We're happy to announce that today we joined with our partners - The Education Trust, Democrats for Education Reform, and the Center for American Progress -- in signing a letter to Secretary Duncan providing strong support for his Race to the Top guidelines. We urge the Administration to remain committed to closing the racial and ethnic achievement gap via their policies and funds. The letter is in the public register as part of the official comments on the Race to the Top guidelines and can be read below.

Joint Comments on the Proposed Regulations for the Federal State Fiscal Stabilization Fund and Race to the Top Fund

August 28, 2009

Education Trust - Excerpt 

Secretary of Education Arne Duncan:

As you know, the undersigned organizations have longstanding commitments to improving the quality of public schools for all children. Our special focus, though, is on schools that are too often overlooked in general improvement efforts: those serving large numbers of low-income students, English-language learners, and students of color. We write together today because of our collective conviction that the American Recovery and Reinvestment Act (ARRA) provides an unprecedented opportunity to reinvigorate and refocus the school improvement effort in America. Done right, ARRA-financed initiatives can build on recent momentum at the elementary level by removing ambiguity about the aims of high school education, shaking an often complacent system out of its comfort with mediocre results, and elevating the most ambitious and effective reforms aimed at placing the needs of children-especially the most vulnerable-ahead of the privileges and prerogatives of adults.

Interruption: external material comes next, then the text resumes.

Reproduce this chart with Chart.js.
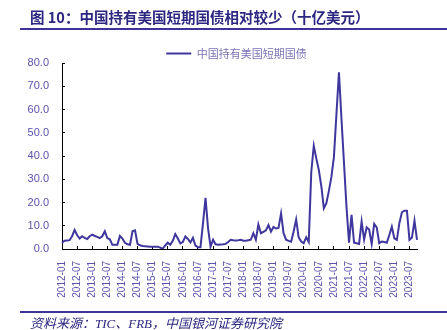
<!DOCTYPE html>
<html lang="zh">

<head>
    <meta charset="UTF-8" />
    <meta name="viewport" content="width=device-width, initial-scale=1.0" />
    <title>中国持有美国短期国债</title>
    <style>
        html,
        body {
            margin: 0;
            padding: 0;
            background: #fff;
        }

        #page {
            position: relative;
            width: 447px;
            height: 330px;
            overflow: hidden;
        }

        #title {
            position: absolute;
            left: 30px;
            top: 6px;
            font: bold 14.5px "Noto Sans CJK SC", sans-serif;
            color: #2b2680;
            white-space: nowrap;
        }

        .rule {
            position: absolute;
            left: 20px;
            right: 0;
            height: 2px;
            background: #3d3399;
        }

        #rule-top {
            top: 28px;
        }

        #rule-bottom {
            top: 311px;
        }

        #source {
            position: absolute;
            left: 30px;
            top: 313px;
            font: italic 13px "Liberation Serif", "Noto Sans CJK SC", serif;
            color: #2b2680;
            white-space: nowrap;
        }

        #chart {
            position: absolute;
            left: 0;
            top: 0;
        }
    </style>
</head>

<body>
    <div id="page">
        <canvas id="chart" width="447" height="330"></canvas>
        <div id="title">图 10：中国持有美国短期国债相对较少（十亿美元）</div>
        <div class="rule" id="rule-top"></div>
        <div class="rule" id="rule-bottom"></div>
        <div id="source">资料来源：TIC、FRB，中国银河证券研究院</div>
    </div>

    <script src="https://cdn.jsdelivr.net/npm/chart.js@4/dist/chart.umd.min.js"></script>
    <script>
        // monthly holdings, billion USD, 2012-01 .. 2023-10 (one row per year)
        const holdings = [
            2.7, 3.6, 3.7, 3.8, 5.5, 8.2, 6.0, 4.5, 5.5, 4.8, 4.3, 5.5,
            6.2, 5.6, 5.2, 4.7, 5.5, 7.6, 4.7, 4.2, 1.8, 1.8, 1.8, 5.6,
            4.5, 2.7, 2.0, 1.8, 7.6, 8.0, 2.2, 1.6, 1.3, 1.2, 1.1, 1.0,
            1.0, 1.0, 1.0, 0.6, 0.1, 1.5, 2.7, 1.8, 3.5, 6.4, 4.5, 2.4,
            3.0, 5.4, 4.3, 2.8, 4.8, 1.5, 0.8, 0.8, 11.0, 22.0, 9.0, 1.0,
            4.0, 2.0, 1.8, 1.9, 2.0, 2.2, 3.0, 4.0, 3.8, 3.7, 3.8, 4.0,
            3.6, 3.6, 3.8, 4.0, 6.8, 4.0, 10.5, 6.8, 7.4, 8.0, 10.3, 7.5,
            9.5, 8.8, 9.1, 15.3, 6.8, 4.0, 3.5, 3.1, 7.5, 12.7, 5.0, 3.2,
            2.5, 5.0, 3.0, 33.0, 44.4, 39.0, 34.0, 27.0, 17.5, 19.7, 25.0, 31.0,
            39.5, 58.0, 76.0, 56.0, 37.0, 18.0, 2.7, 14.7, 2.7, 2.5, 2.2, 11.8,
            4.0, 9.3, 8.4, 2.2, 10.8, 9.3, 2.5, 3.2, 3.0, 2.7, 6.0, 9.6,
            4.6, 3.9, 11.1, 15.8, 16.5, 16.5, 3.9, 4.9, 12.2, 3.9
        ];

        // labels shown under the x axis
        const tickLabels = [
            "2012-01", "2012-07", "2013-01", "2013-07", "2014-01", "2014-07",
            "2015-01", "2015-07", "2016-01", "2016-07", "2017-01", "2017-07",
            "2018-01", "2018-07", "2019-01", "2019-07", "2020-01", "2020-07",
            "2021-01", "2021-07", "2022-01", "2022-07", "2023-01", "2023-07"
        ];

        const yMin = 0;
        const yMax = 80;
        const yStep = 10;

        // one category per month
        const months = [];
        for (let y = 2012; y <= 2023; y++) {
            for (let m = 1; m <= 12; m++) {
                if (months.length >= holdings.length) break;
                months.push(y + "-" + String(m).padStart(2, "0"));
            }
        }

        const axisColor = "#000";
        const labelColor = "#5a52ad";

        // the legend sits a little lower and left of where the layout puts it
        const legendShift = {
            id: "legendShift",
            afterLayout(chart) {
                const lg = chart.legend;
                lg.top += 6;
                lg.bottom += 6;
                lg.left -= 3;
                lg.right -= 3;
            }
        };

        new Chart("chart", {
            type: "line",
            data: {
                labels: months,
                datasets: [{
                    label: "中国持有美国短期国债",
                    data: holdings,
                    borderColor: "#3f369e",
                    backgroundColor: "#3f369e",
                    borderWidth: 2,
                    pointRadius: 0,
                    pointStyle: "line",
                    tension: 0
                }]
            },
            plugins: [legendShift],
            options: {
                responsive: false,
                animation: false,
                layout: {
                    padding: { top: 32, left: 0, right: 30, bottom: 31 }
                },
                plugins: {
                    tooltip: { enabled: false },
                    legend: {
                        position: "top",
                        fullSize: false,
                        labels: {
                            usePointStyle: true,
                            pointStyleWidth: 25,
                            padding: 10,
                            color: "#7a72b5",
                            font: { family: "Noto Sans CJK SC", size: 11 }
                        }
                    }
                },
                scales: {
                    x: {
                        grid: {
                            display: true,
                            drawOnChartArea: false,
                            drawTicks: true,
                            tickLength: -3,
                            color: axisColor
                        },
                        border: { display: true, color: axisColor, width: 1 },
                        ticks: {
                            autoSkip: false,
                            minRotation: 90,
                            maxRotation: 90,
                            padding: 15,
                            color: labelColor,
                            font: { family: "Liberation Sans", size: 10 },
                            callback: function (value) {
                                const lab = this.getLabelForValue(value);
                                return tickLabels.includes(lab) ? lab : null;
                            }
                        },
                        afterFit: function (scale) {
                            scale.height = 50;
                        }
                    },
                    y: {
                        min: yMin,
                        max: yMax,
                        grid: {
                            display: true,
                            drawOnChartArea: false,
                            drawTicks: true,
                            tickLength: -3,
                            color: axisColor
                        },
                        border: { display: true, color: axisColor, width: 1 },
                        ticks: {
                            stepSize: yStep,
                            padding: 16,
                            color: labelColor,
                            font: { family: "Liberation Sans", size: 11 },
                            callback: v => v.toFixed(1)
                        },
                        afterFit: function (scale) {
                            scale.width = 62;
                        }
                    }
                }
            }
        });
    </script>
</body>

</html>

We have no doubt that both Congress and the Administration are committed to doing this right. The ARRA legislation itself and the draft regulations are unequivocal in their focus on aligning K-12 expectations with the demands of post-secondary and the workforce and ensuring that both educators and the public more generally have good, honest, useful information on progress toward those goals. We wholeheartedly applaud your absolute clarity on the need to put the closing of long-standing gaps in achievement at the center of this effort. Your clear understanding that the most important gap-closing strategy is to focus like a laser on dramatically improving the effectiveness of those teaching low-income students and students of color, and your insistence that, to do any of this well, state data systems must link students to the teachers who teach them are exactly on target.